China slams US human rights record in annual report

China slams US human rights record in annual report

BEIJING - China on Friday slammed the US for a "terrible human rights record", denouncing it for police brutality and global surveillance a day after Washington criticised Beijing's own performance.

In a report sourced mainly from US media, China said the US was "haunted by spreading guns, frequent occurrence of violent crimes, the excessive use of force by police".

It said that US intelligence had used "indiscriminate" torture against terrorist suspects, while "violating human rights in other countries" with drone strikes and mass surveillance programmes.

The document is released each year by China the day after the US State Department issues its annual global human rights report. Beijing does not release rights reports on other countries.

Unlike China, the US is a multiparty democracy but the report declared: "Money is a deciding factor in the US politics, and the US citizens' political rights were not properly protected." The Chinese Communist Party has repeatedly imprisoned those who openly challenge its right to rule or have protested publicly.

Its state-run media said in December that torture by Chinese police to extract confessions is "not rare", in an unusual admission.

Friday's document, released by China's State Council, or cabinet, largely cited US domestic media websites, including the New York Times, which is blocked by Beijing as part of its Internet censorship regime.

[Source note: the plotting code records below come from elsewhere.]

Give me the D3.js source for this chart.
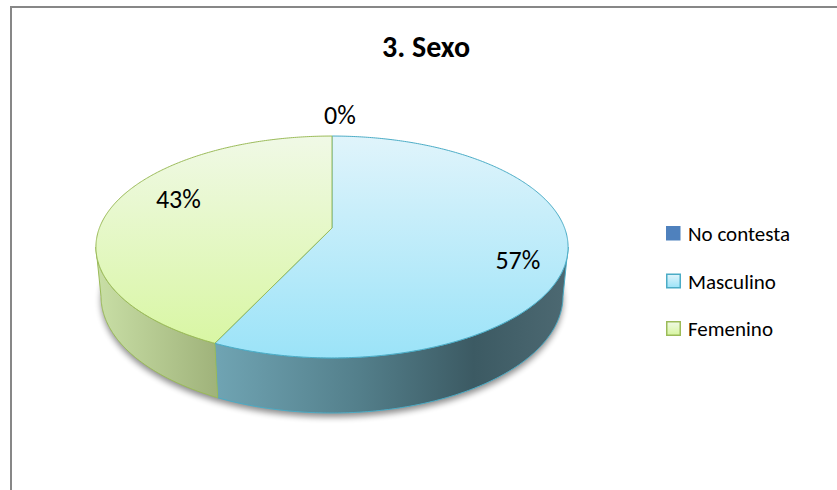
<!DOCTYPE html>
<html>
<head>
<meta charset="utf-8">
<script src="https://cdn.jsdelivr.net/npm/d3@7"></script>
<style>
  body {margin: 0; background: #fff;}
  text {font-family: Carlito, Calibri, Lato, sans-serif; fill: #000;}
</style>
</head>
<body>
<svg id="chart" width="837" height="490"></svg>
<script>
var title = "3. Sexo";
var categories = ["No contesta", "Masculino", "Femenino"];
var values = [0, 57, 43];
var labels = ["0%", "57%", "43%"];

var svg = d3.select("#chart");

// frame of the chart area (runs off the right and bottom of the picture)
svg.append("rect")
  .attr("x", 11).attr("y", 7)
  .attr("width", 900).attr("height", 600)
  .attr("fill", "#fff").attr("stroke", "#878787").attr("stroke-width", 2);

svg.append("text")
  .attr("x", 426).attr("y", 57)
  .attr("text-anchor", "middle")
  .style("font-size", "30px").style("font-weight", "bold")
  .text(title);

// tilted disc seen in perspective
var cx = 332, cy = 228, R = 232.6, thick = 56;
var tilt = Math.asin(0.463), camDist = 1205;

function project(theta, r, h) {
  var px = r * Math.sin(theta), pz = r * Math.cos(theta); // pz > 0 is the far side
  var depth = camDist + pz * Math.cos(tilt) - h * Math.sin(tilt);
  var s = camDist / depth;
  return [cx + px * s, cy + (-pz * Math.sin(tilt) - h * Math.cos(tilt)) * s];
}

function arcPts(a0, a1, h) {
  var n = Math.max(2, Math.ceil(Math.abs(a1 - a0) / 0.01) + 1);
  return d3.range(n).map(function(i) { return project(a0 + (a1 - a0) * i / (n - 1), R, h); });
}

// silhouette of the side wall
var thetaS = Math.PI / 2, bestX = -1;
for (var t = Math.PI / 2; t <= Math.PI; t += 0.001) {
  var p = project(t, R, 0)[0];
  if (p > bestX) { bestX = p; thetaS = t; }
}
var visA = thetaS, visB = 2 * Math.PI - thetaS;

var arcs = d3.pie().sort(null).value(function(d) { return d; })(values);
var line = d3.line();

var topY0 = project(0, R, 0)[1], topY1 = project(Math.PI, R, 0)[1];
var leftX = project(2 * Math.PI - thetaS, R, 0)[0], rightX = bestX;

var topColors = [["#6f95cc", "#4f81bd"], ["#e0f4fb", "#9be3f8"], ["#f0f9e6", "#d7f69f"]];
var sideColors = [
  [["0", "#4f81bd"], ["1", "#3a6396"]],
  [["0", "#86b9c8"], ["0.26", "#6fa3b2"], ["0.55", "#54808c"], ["0.8", "#3c5a63"], ["1", "#4d6972"]],
  [["0", "#c9dfa6"], ["0.26", "#9fb27a"], ["1", "#8a9c66"]]
];
var edgeColors = ["#4f81bd", "#4bacc6", "#9bbb59"];

var defs = svg.append("defs");
defs.append("filter").attr("id", "soft")
  .attr("x", "-10%").attr("y", "-10%").attr("width", "120%").attr("height", "130%")
  .append("feGaussianBlur").attr("stdDeviation", 3);

categories.forEach(function(c, i) {
  var g = defs.append("linearGradient").attr("id", "top" + i)
    .attr("gradientUnits", "userSpaceOnUse")
    .attr("x1", 0).attr("x2", 0).attr("y1", topY0).attr("y2", topY1);
  g.append("stop").attr("offset", 0).attr("stop-color", topColors[i][0]);
  g.append("stop").attr("offset", 1).attr("stop-color", topColors[i][1]);
  var s = defs.append("linearGradient").attr("id", "side" + i)
    .attr("gradientUnits", "userSpaceOnUse")
    .attr("x1", leftX).attr("x2", rightX).attr("y1", 0).attr("y2", 0);
  sideColors[i].forEach(function(st) {
    s.append("stop").attr("offset", st[0]).attr("stop-color", st[1]);
  });
  var lg = defs.append("linearGradient").attr("id", "leg" + i)
    .attr("x1", 0).attr("x2", 0).attr("y1", 0).attr("y2", 1);
  lg.append("stop").attr("offset", 0).attr("stop-color", topColors[i][0]);
  lg.append("stop").attr("offset", 1).attr("stop-color", topColors[i][1]);
});

// shadow under the disc
svg.append("path")
  .attr("d", line(arcPts(0, 2 * Math.PI, -thick)) + "Z")
  .attr("transform", "translate(0,4)")
  .attr("fill", "#000").attr("opacity", 0.45)
  .attr("filter", "url(#soft)");

// side walls
arcs.forEach(function(d, i) {
  if (d.value <= 0) return;
  var a = Math.max(d.startAngle, visA), b = Math.min(d.endAngle, visB);
  if (b <= a) return;
  var pts = arcPts(a, b, 0).concat(arcPts(b, a, -thick));
  svg.append("path")
    .attr("d", line(pts) + "Z")
    .attr("fill", "url(#side" + i + ")")
    .attr("stroke", edgeColors[i]).attr("stroke-width", 1)
    .attr("stroke-linejoin", "round");
});

// top faces
arcs.forEach(function(d, i) {
  if (d.value <= 0) return;
  var pts = [[cx, cy]].concat(arcPts(d.startAngle, d.endAngle, 0));
  svg.append("path")
    .attr("d", line(pts) + "Z")
    .attr("fill", "url(#top" + i + ")")
    .attr("stroke", edgeColors[i]).attr("stroke-width", 1)
    .attr("stroke-linejoin", "round");
});

// data labels
var labelTurn = 0.147, labelShift = 8;
arcs.forEach(function(d, i) {
  var mid = (d.startAngle + d.endAngle) / 2, p;
  if (d.value > 0) {
    p = project(mid + labelTurn, R * 0.78, 0);
  } else {
    p = project(mid, R, 0);
    p = [p[0], p[1] - 21];
  }
  svg.append("text")
    .attr("x", p[0] + labelShift).attr("y", p[1] + 9)
    .attr("text-anchor", "middle")
    .style("font-size", "26px")
    .text(labels[i]);
});

// legend
var legend = svg.append("g").attr("transform", "translate(666,226)");
categories.forEach(function(c, i) {
  var row = legend.append("g").attr("transform", "translate(0," + (i * 47.5) + ")");
  row.append("rect")
    .attr("x", i ? 0.75 : 0).attr("y", i ? 0.75 : 0)
    .attr("width", i ? 13.5 : 14.5).attr("height", i ? 13.5 : 14.5)
    .attr("fill", i ? "url(#leg" + i + ")" : topColors[0][1])
    .attr("stroke", i ? edgeColors[i] : "none").attr("stroke-width", 1.5);
  row.append("text")
    .attr("x", 22).attr("y", 15)
    .style("font-size", "21px")
    .text(c);
});
</script>
</body>
</html>
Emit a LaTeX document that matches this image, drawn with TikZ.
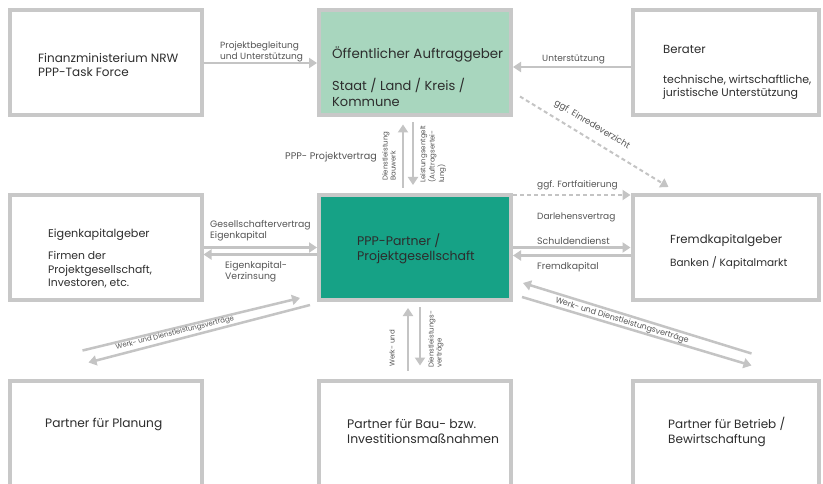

China said the US justice system suffered from "serious racial bias", highlighting police killings of several unarmed black men, which sparked protests over the past year.

The US has "grim problems of racial discrimination, and institutional discrimination against ethnic minorities continued", it added.

Washington's own report on Thursday said that in China "repression and coercion were routine, particularly against organisations and individuals involved in civil and political rights advocacy".

It also noted Beijing's continued repression of ethnic Uighurs and Tibetans.

The report criticised semi-autonomous Hong Kong.

"The most important human rights problems reported were the limited ability of citizens to participate in and change their government through the right to vote in free and fair elections," it said of the city.

Hong Kong lawmakers last week rejected a Beijing-backed electoral reform package which was derided as "fake democracy" during mass protests in 2014, as it required candidates for the city's next leader be vetted by a loyalist committee.

The US report also highlighted limitations on press freedom and violence against the media in Hong Kong, after attacks on some leading journalists and executives.

The city's government hit back Friday saying foreign powers "should not interfere" in its constitutional development and added "great importance" was given to freedom of speech.

Human rights are a long-standing source of tensions between China and the US, which imposed sanctions on Beijing after the 1989 Tiananmen Square crackdown on pro-democracy protesters that left hundreds, by some estimates more than 1,000, dead.

China often says that its rapid economic development in recent decades has led to a greater respect for human rights, and that other countries are not entitled to criticise its record.